## GIVEN PROBLEM
Here are records with pictures in them. Copy all of them exactly and leave the pictures out.

[Plotting code records]
..............................

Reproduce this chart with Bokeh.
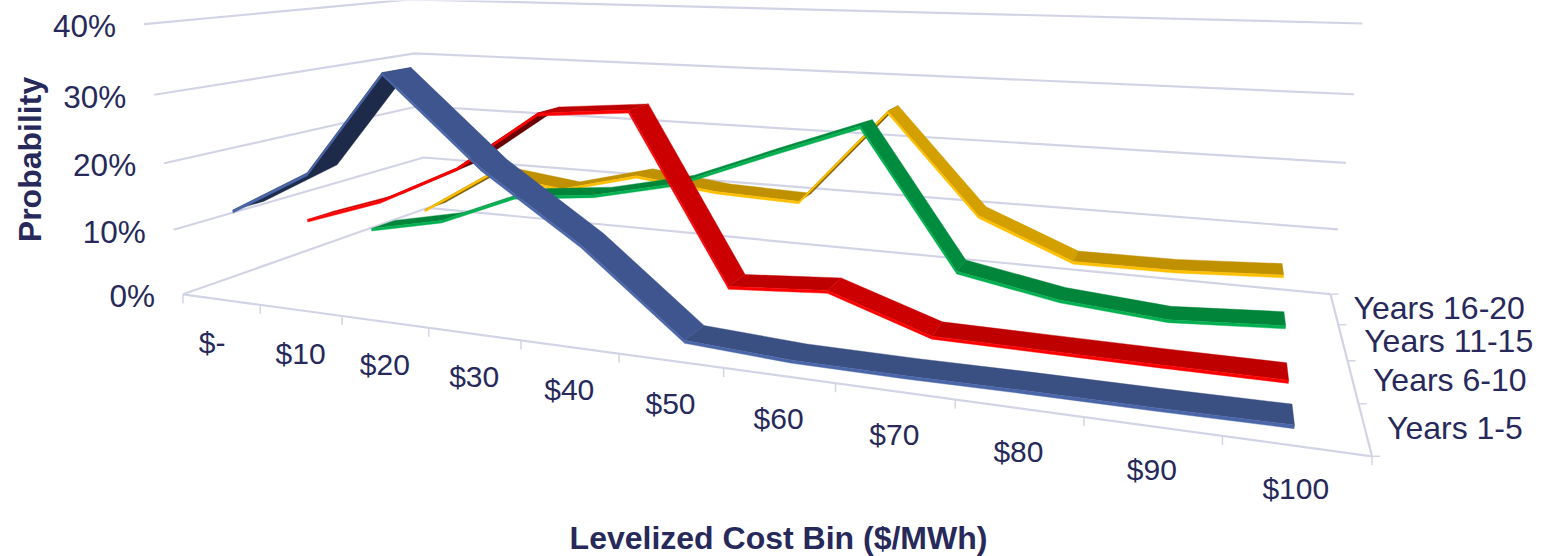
import numpy as np
from bokeh.plotting import figure
from bokeh.core.properties import value
from bokeh.embed import file_html
from bokeh.resources import INLINE

W, H = 1545, 556

# Chart content
cost_bins = ["$-", "$10", "$20", "$30", "$40", "$50", "$60", "$70", "$80", "$90", "$100"]
periods = ["Years 1-5", "Years 6-10", "Years 11-15", "Years 16-20"]
pct_ticks = [0, 10, 20, 30, 40]
years_1_5 = [12.6, 19.3, 34.2, 22.1, 12.8, 1.3, 0.5, 0.4, 0.5, 0.5, 0.6]
years_6_10 = [7.7, 12.0, 18.2, 27.3, 28.5, 4.3, 5.3, 0.5, 0.4, 0.3, 0.3]
years_11_15 = [2.6, 5.3, 10.6, 12.0, 15.0, 20.4, 25.6, 5.4, 2.7, 1.5, 2.4]
years_16_20 = [2.6, 10.5, 8.8, 12.2, 10.6, 10.1, 25.6, 10.2, 4.3, 4.4, 5.2]
series = [years_1_5, years_6_10, years_11_15, years_16_20]

# Per-series shades: steep top, flat top, front edge, underside
shades = [
    ("#3F558F", "#3A4F82", "#4A66A8", "#1E2A4A"),
    ("#CC0000", "#BF0000", "#FF0000", "#6B0000"),
    ("#008C3E", "#00853A", "#00B050", "#004F22"),
    ("#D4A000", "#BF9000", "#FFC000", "#7F6000"),
]
GRID = "#D2D4E6"
INK = "#26295A"
FONT = "Liberation Sans"

# Camera calibration: where the box of the 3D scene sits on the page
x_axis_px = [183, 260, 342, 429, 521, 619, 723, 835, 955, 1083, 1221, 1371]
z_axis_py = [457, 402, 360, 324, 293]
wall_px = {
    0: ((183, 293), (425, 208), (1330, 293)),
    10: ((173, 230), (423, 157), (1338, 229)),
    20: ((163, 163), (420, 107), (1346, 163)),
    30: ((153, 95), (415, 52), (1353, 94)),
    40: ((143, 23), (410, -1), (1361, 22)),
}
NX, NZ, NV = len(cost_bins), len(periods), 40
anchors = [(i, 0, 0, u, 293 + 0.138 * (u - 183)) for i, u in enumerate(x_axis_px)]
anchors += [(NX, k, 0, 1372 - 42 * (457 - y) / 164, y) for k, y in enumerate(z_axis_py)]
for v, (a, b, c) in wall_px.items():
    anchors += [(0, 0, v, *a), (0, NZ, v, *b), (NX, NZ, v, *c)]

rows = []
for X, Z, V, u, t in anchors:
    X, Z, V, u, t = X / NX, Z / NZ, V / NV, u / 1000, t / 1000
    rows.append([X, Z, V, 1, 0, 0, 0, 0, -u * X, -u * Z, -u * V, -u])
    rows.append([0, 0, 0, 0, X, Z, V, 1, -t * X, -t * Z, -t * V, -t])
CAMERA = np.linalg.svd(np.array(rows))[2][-1].reshape(3, 4)


def project(x, z, v):
    q = CAMERA @ np.array([x / NX, z / NZ, v / NV, 1.0])
    return q[0] / q[2] * 1000, q[1] / q[2] * 1000


RIBBON = 0.21  # half depth of a ribbon
EDGE = 0.42  # thickness of a ribbon, in percentage points

p = figure(width=W, height=H, x_range=(0, W), y_range=(H, 0), output_backend="svg",
           toolbar_location=None, min_border=0)
p.axis.visible = False
p.grid.visible = False
p.outline_line_color = None


def polyline(points, width=2.2):
    p.line([a for a, _ in points], [b for _, b in points], line_color=GRID, line_width=width)


# Walls and floor
for v in pct_ticks:
    polyline([project(0, 0, v), project(0, NZ, v), project(NX, NZ, v)])
polyline([project(0, 0, 0), project(NX, 0, 0), project(NX, NZ, 0)])

# Tick marks
for i in range(NX + 1):
    x, y = project(i, 0, 0)
    polyline([(x, y), (x, y + 9)], 1.5)
for k in range(NZ + 1):
    x, y = project(NX, k, 0)
    polyline([(x, y), (x + 8, y)], 1.5)

# Ribbons, from the back of the scene to the front
xs, ys, fills = [], [], []


def add_polygon(corners, color):
    xs.append([a for a, _ in corners])
    ys.append([b for _, b in corners])
    fills.append(color)


def add_band(vals, i0, i1, z0, z1, dv0, dv1, color):
    # One polygon for a run of same-coloured segments, so no seams show at the joints
    near = [project(i + 0.5, z0, vals[i] + dv0) for i in range(i0, i1 + 1)]
    far = [project(i + 0.5, z1, vals[i] + dv1) for i in range(i1, i0 - 1, -1)]
    add_polygon(near + far, color)


for k in reversed(range(NZ)):
    vals = series[k]
    steep, flat, front, under = shades[k]
    zf, zb = k + 0.5 - RIBBON, k + 0.5 + RIBBON
    colors = []
    for i in range(NX - 1):
        poly = [project(i + 0.5, zf, vals[i]), project(i + 1.5, zf, vals[i + 1]),
                project(i + 1.5, zb, vals[i + 1]), project(i + 0.5, zb, vals[i])]
        area = sum(p1[0] * p2[1] - p2[0] * p1[1] for p1, p2 in zip(poly, poly[1:] + poly[:1]))
        if area > 0:
            colors.append(under)
        else:
            colors.append(steep if abs(vals[i + 1] - vals[i]) > 4 else flat)
    start = 0
    for i in range(1, NX):
        if i == NX - 1 or colors[i] != colors[start]:
            add_band(vals, start, i, zf, zb, 0, 0, colors[start])
            add_band(vals, start, i, zf, zf, 0, -EDGE, front)
            start = i

p.patches(xs, ys, fill_color=fills, line_color=fills, line_width=0.4, fill_alpha=1.0, line_alpha=1.0)


def label(x, y, text, size=30.0, style="normal", align="center", angle=0.0):
    p.text([x], [y], text=[text], text_font=value(FONT), text_font_size=f"{size}px",
           text_font_style=style, text_color=INK, text_align=align,
           text_baseline="middle", angle=angle)


# Percentage labels beside the left wall
for v in pct_ticks:
    x, y = project(0, 0, v)
    label(x - 28, y + 2, f"{v}%", size=31.5, align="right")

# Cost bin labels under the front edge
for i, name in enumerate(cost_bins):
    x, y = project(i + 0.5, 0, 0)
    label(x - (9 if name == "$-" else 0), y + 43, name)

# Period labels beside the depth axis
for k, name in enumerate(periods):
    x, y = project(NX, k + 0.5, 0)
    label(x + [90, 97, 106, 105][k], y - 1, name, size=32)

label(778, 537, "Levelized Cost Bin ($/MWh)", size=32, style="bold")
label(29, 159, "Probability", size=32, style="bold", angle=np.pi / 2)

open("out.html", "w").write(file_html(p, INLINE))
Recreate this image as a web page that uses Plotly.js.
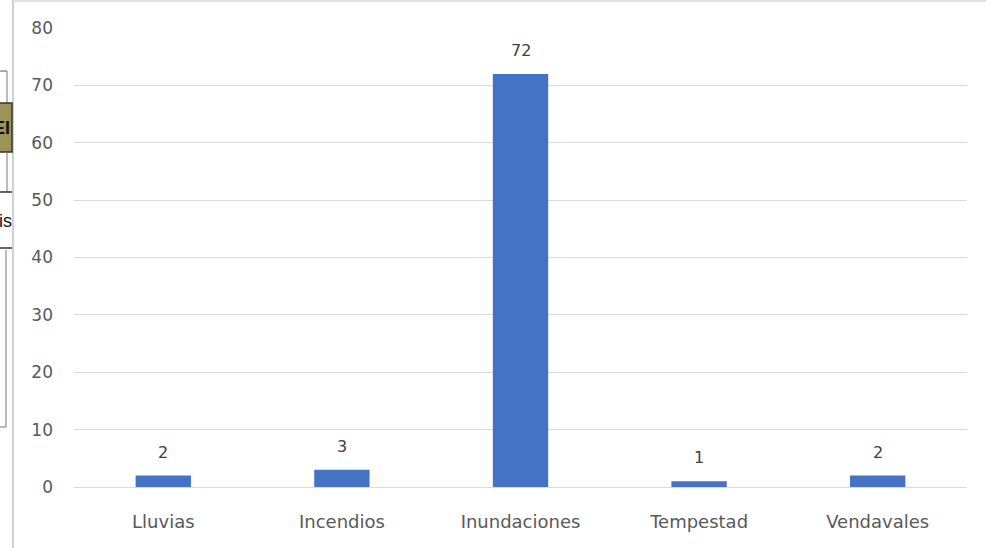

..............................

## THE REPLY
Reproduce this chart with Bokeh.
import numpy as np
from bokeh.plotting import figure
from bokeh.core.properties import value
from bokeh.embed import file_html
from bokeh.resources import INLINE

W, H = 1545, 556

# Chart content
cost_bins = ["$-", "$10", "$20", "$30", "$40", "$50", "$60", "$70", "$80", "$90", "$100"]
periods = ["Years 1-5", "Years 6-10", "Years 11-15", "Years 16-20"]
pct_ticks = [0, 10, 20, 30, 40]
years_1_5 = [12.6, 19.3, 34.2, 22.1, 12.8, 1.3, 0.5, 0.4, 0.5, 0.5, 0.6]
years_6_10 = [7.7, 12.0, 18.2, 27.3, 28.5, 4.3, 5.3, 0.5, 0.4, 0.3, 0.3]
years_11_15 = [2.6, 5.3, 10.6, 12.0, 15.0, 20.4, 25.6, 5.4, 2.7, 1.5, 2.4]
years_16_20 = [2.6, 10.5, 8.8, 12.2, 10.6, 10.1, 25.6, 10.2, 4.3, 4.4, 5.2]
series = [years_1_5, years_6_10, years_11_15, years_16_20]

# Per-series shades: steep top, flat top, front edge, underside
shades = [
    ("#3F558F", "#3A4F82", "#4A66A8", "#1E2A4A"),
    ("#CC0000", "#BF0000", "#FF0000", "#6B0000"),
    ("#008C3E", "#00853A", "#00B050", "#004F22"),
    ("#D4A000", "#BF9000", "#FFC000", "#7F6000"),
]
GRID = "#D2D4E6"
INK = "#26295A"
FONT = "Liberation Sans"

# Camera calibration: where the box of the 3D scene sits on the page
x_axis_px = [183, 260, 342, 429, 521, 619, 723, 835, 955, 1083, 1221, 1371]
z_axis_py = [457, 402, 360, 324, 293]
wall_px = {
    0: ((183, 293), (425, 208), (1330, 293)),
    10: ((173, 230), (423, 157), (1338, 229)),
    20: ((163, 163), (420, 107), (1346, 163)),
    30: ((153, 95), (415, 52), (1353, 94)),
    40: ((143, 23), (410, -1), (1361, 22)),
}
NX, NZ, NV = len(cost_bins), len(periods), 40
anchors = [(i, 0, 0, u, 293 + 0.138 * (u - 183)) for i, u in enumerate(x_axis_px)]
anchors += [(NX, k, 0, 1372 - 42 * (457 - y) / 164, y) for k, y in enumerate(z_axis_py)]
for v, (a, b, c) in wall_px.items():
    anchors += [(0, 0, v, *a), (0, NZ, v, *b), (NX, NZ, v, *c)]

rows = []
for X, Z, V, u, t in anchors:
    X, Z, V, u, t = X / NX, Z / NZ, V / NV, u / 1000, t / 1000
    rows.append([X, Z, V, 1, 0, 0, 0, 0, -u * X, -u * Z, -u * V, -u])
    rows.append([0, 0, 0, 0, X, Z, V, 1, -t * X, -t * Z, -t * V, -t])
CAMERA = np.linalg.svd(np.array(rows))[2][-1].reshape(3, 4)


def project(x, z, v):
    q = CAMERA @ np.array([x / NX, z / NZ, v / NV, 1.0])
    return q[0] / q[2] * 1000, q[1] / q[2] * 1000


RIBBON = 0.21  # half depth of a ribbon
EDGE = 0.42  # thickness of a ribbon, in percentage points

p = figure(width=W, height=H, x_range=(0, W), y_range=(H, 0), output_backend="svg",
           toolbar_location=None, min_border=0)
p.axis.visible = False
p.grid.visible = False
p.outline_line_color = None


def polyline(points, width=2.2):
    p.line([a for a, _ in points], [b for _, b in points], line_color=GRID, line_width=width)


# Walls and floor
for v in pct_ticks:
    polyline([project(0, 0, v), project(0, NZ, v), project(NX, NZ, v)])
polyline([project(0, 0, 0), project(NX, 0, 0), project(NX, NZ, 0)])

# Tick marks
for i in range(NX + 1):
    x, y = project(i, 0, 0)
    polyline([(x, y), (x, y + 9)], 1.5)
for k in range(NZ + 1):
    x, y = project(NX, k, 0)
    polyline([(x, y), (x + 8, y)], 1.5)

# Ribbons, from the back of the scene to the front
xs, ys, fills = [], [], []


def add_polygon(corners, color):
    xs.append([a for a, _ in corners])
    ys.append([b for _, b in corners])
    fills.append(color)


def add_band(vals, i0, i1, z0, z1, dv0, dv1, color):
    # One polygon for a run of same-coloured segments, so no seams show at the joints
    near = [project(i + 0.5, z0, vals[i] + dv0) for i in range(i0, i1 + 1)]
    far = [project(i + 0.5, z1, vals[i] + dv1) for i in range(i1, i0 - 1, -1)]
    add_polygon(near + far, color)


for k in reversed(range(NZ)):
    vals = series[k]
    steep, flat, front, under = shades[k]
    zf, zb = k + 0.5 - RIBBON, k + 0.5 + RIBBON
    colors = []
    for i in range(NX - 1):
        poly = [project(i + 0.5, zf, vals[i]), project(i + 1.5, zf, vals[i + 1]),
                project(i + 1.5, zb, vals[i + 1]), project(i + 0.5, zb, vals[i])]
        area = sum(p1[0] * p2[1] - p2[0] * p1[1] for p1, p2 in zip(poly, poly[1:] + poly[:1]))
        if area > 0:
            colors.append(under)
        else:
            colors.append(steep if abs(vals[i + 1] - vals[i]) > 4 else flat)
    start = 0
    for i in range(1, NX):
        if i == NX - 1 or colors[i] != colors[start]:
            add_band(vals, start, i, zf, zb, 0, 0, colors[start])
            add_band(vals, start, i, zf, zf, 0, -EDGE, front)
            start = i

p.patches(xs, ys, fill_color=fills, line_color=fills, line_width=0.4, fill_alpha=1.0, line_alpha=1.0)


def label(x, y, text, size=30.0, style="normal", align="center", angle=0.0):
    p.text([x], [y], text=[text], text_font=value(FONT), text_font_size=f"{size}px",
           text_font_style=style, text_color=INK, text_align=align,
           text_baseline="middle", angle=angle)


# Percentage labels beside the left wall
for v in pct_ticks:
    x, y = project(0, 0, v)
    label(x - 28, y + 2, f"{v}%", size=31.5, align="right")

# Cost bin labels under the front edge
for i, name in enumerate(cost_bins):
    x, y = project(i + 0.5, 0, 0)
    label(x - (9 if name == "$-" else 0), y + 43, name)

# Period labels beside the depth axis
for k, name in enumerate(periods):
    x, y = project(NX, k + 0.5, 0)
    label(x + [90, 97, 106, 105][k], y - 1, name, size=32)

label(778, 537, "Levelized Cost Bin ($/MWh)", size=32, style="bold")
label(29, 159, "Probability", size=32, style="bold", angle=np.pi / 2)

open("out.html", "w").write(file_html(p, INLINE))
Recreate this image as a web page that uses Plotly.js.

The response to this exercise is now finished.